EXERCISE
In the entries below, find the line with "Rebuild this chart" and the line with "curve_label = '550'", then retype both and everything between them exactly. Do not copy the pictures.

DATA SHOWN
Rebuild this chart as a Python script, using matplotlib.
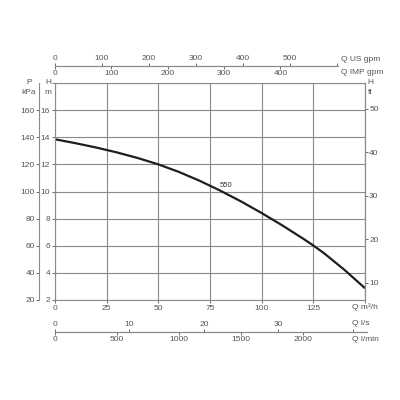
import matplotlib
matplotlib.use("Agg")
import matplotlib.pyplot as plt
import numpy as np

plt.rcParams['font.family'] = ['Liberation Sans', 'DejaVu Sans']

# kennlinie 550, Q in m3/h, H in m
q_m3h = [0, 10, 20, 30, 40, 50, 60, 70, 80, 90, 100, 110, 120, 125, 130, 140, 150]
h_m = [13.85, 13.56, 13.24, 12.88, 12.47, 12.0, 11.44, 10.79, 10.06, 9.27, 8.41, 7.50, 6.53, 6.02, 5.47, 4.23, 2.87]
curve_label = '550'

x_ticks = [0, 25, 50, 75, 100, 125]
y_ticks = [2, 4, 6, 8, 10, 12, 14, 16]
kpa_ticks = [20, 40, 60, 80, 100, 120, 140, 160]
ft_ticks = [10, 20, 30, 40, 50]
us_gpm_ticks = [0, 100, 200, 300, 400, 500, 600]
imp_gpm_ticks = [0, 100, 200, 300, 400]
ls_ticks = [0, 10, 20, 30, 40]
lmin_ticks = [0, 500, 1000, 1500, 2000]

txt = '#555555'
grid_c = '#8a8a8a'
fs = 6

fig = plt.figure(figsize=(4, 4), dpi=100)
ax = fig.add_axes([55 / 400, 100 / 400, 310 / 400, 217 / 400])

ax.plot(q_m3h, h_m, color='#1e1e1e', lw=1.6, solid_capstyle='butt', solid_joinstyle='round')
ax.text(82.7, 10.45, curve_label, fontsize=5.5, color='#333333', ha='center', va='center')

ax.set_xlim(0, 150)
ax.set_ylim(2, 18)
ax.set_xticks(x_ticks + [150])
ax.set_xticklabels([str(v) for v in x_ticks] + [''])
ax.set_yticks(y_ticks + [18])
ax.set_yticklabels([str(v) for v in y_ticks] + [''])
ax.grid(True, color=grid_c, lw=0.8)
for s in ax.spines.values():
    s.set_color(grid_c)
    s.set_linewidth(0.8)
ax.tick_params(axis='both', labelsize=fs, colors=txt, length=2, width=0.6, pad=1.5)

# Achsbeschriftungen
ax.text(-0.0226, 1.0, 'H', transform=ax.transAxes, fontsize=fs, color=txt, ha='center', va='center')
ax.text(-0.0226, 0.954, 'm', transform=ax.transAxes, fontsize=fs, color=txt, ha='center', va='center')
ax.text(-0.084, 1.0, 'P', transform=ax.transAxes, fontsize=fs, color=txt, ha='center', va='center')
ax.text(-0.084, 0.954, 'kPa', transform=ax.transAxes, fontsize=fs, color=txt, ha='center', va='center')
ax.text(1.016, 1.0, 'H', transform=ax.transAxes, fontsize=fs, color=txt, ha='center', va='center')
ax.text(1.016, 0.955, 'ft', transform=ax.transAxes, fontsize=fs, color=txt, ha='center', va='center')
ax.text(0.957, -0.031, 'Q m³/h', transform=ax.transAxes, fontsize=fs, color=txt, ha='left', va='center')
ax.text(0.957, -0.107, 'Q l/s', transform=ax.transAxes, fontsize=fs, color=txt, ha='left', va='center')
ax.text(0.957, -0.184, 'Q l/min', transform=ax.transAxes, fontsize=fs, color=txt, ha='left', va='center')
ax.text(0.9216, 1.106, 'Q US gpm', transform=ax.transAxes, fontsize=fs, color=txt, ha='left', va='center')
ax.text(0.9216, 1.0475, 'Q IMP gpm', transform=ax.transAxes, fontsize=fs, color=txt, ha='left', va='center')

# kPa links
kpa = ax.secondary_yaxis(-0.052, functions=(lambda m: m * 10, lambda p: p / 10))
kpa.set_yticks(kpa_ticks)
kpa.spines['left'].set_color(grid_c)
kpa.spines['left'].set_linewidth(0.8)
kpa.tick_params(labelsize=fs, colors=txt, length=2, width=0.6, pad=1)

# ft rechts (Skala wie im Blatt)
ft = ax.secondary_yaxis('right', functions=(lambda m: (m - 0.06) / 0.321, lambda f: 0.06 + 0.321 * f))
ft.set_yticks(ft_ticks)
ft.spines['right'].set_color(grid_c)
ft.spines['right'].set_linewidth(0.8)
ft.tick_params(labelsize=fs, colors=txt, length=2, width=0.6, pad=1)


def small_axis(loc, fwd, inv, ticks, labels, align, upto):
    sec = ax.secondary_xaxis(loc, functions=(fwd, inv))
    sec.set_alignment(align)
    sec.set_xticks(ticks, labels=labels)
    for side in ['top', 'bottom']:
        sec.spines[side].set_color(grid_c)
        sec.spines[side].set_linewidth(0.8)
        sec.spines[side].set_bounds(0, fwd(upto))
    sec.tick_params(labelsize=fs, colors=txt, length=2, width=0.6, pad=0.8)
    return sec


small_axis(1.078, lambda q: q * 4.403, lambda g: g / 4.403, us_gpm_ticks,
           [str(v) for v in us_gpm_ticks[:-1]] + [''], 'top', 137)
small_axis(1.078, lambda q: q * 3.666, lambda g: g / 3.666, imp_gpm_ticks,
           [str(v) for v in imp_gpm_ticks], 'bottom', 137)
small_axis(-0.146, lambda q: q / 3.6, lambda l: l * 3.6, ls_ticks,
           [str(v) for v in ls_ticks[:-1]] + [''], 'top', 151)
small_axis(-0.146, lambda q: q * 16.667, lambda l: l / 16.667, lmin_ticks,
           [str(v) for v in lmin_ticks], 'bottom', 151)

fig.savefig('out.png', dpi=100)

* * *

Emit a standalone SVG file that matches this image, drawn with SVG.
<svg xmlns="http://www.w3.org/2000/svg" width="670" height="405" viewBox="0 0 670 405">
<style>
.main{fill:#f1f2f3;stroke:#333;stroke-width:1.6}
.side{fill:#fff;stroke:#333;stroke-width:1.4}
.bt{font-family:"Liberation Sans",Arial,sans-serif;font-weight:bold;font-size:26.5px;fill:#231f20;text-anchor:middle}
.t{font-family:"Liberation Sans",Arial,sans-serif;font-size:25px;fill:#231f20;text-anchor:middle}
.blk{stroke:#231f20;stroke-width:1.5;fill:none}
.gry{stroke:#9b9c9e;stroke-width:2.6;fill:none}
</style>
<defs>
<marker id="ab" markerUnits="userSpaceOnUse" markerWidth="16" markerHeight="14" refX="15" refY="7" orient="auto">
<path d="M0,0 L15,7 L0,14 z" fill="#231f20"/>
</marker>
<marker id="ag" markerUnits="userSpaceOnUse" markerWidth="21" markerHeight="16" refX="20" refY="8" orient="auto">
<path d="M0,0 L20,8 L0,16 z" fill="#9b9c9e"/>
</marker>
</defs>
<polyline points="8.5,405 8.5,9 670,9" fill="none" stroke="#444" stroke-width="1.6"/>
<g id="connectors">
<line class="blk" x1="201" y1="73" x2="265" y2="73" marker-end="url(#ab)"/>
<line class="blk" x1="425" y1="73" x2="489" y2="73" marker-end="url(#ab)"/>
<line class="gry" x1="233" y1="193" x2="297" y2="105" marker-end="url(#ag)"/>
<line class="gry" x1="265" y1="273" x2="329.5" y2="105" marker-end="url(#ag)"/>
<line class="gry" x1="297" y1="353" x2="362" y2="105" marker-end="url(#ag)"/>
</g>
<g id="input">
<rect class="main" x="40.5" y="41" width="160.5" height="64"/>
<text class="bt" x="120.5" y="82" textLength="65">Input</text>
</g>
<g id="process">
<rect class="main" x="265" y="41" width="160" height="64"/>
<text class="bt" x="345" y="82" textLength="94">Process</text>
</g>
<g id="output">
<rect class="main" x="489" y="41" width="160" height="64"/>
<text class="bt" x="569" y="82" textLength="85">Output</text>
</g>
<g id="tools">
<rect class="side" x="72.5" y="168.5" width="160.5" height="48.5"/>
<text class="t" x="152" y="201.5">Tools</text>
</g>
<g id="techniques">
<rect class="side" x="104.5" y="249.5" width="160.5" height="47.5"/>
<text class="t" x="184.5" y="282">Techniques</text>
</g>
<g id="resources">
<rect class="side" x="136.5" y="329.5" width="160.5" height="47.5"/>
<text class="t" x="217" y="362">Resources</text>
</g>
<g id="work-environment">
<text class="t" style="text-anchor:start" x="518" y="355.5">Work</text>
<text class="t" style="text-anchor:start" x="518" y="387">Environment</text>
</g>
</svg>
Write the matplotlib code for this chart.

SOLUTION
Rebuild this chart as a Python script, using matplotlib.
import matplotlib
matplotlib.use("Agg")
import matplotlib.pyplot as plt
import numpy as np

plt.rcParams['font.family'] = ['Liberation Sans', 'DejaVu Sans']

# kennlinie 550, Q in m3/h, H in m
q_m3h = [0, 10, 20, 30, 40, 50, 60, 70, 80, 90, 100, 110, 120, 125, 130, 140, 150]
h_m = [13.85, 13.56, 13.24, 12.88, 12.47, 12.0, 11.44, 10.79, 10.06, 9.27, 8.41, 7.50, 6.53, 6.02, 5.47, 4.23, 2.87]
curve_label = '550'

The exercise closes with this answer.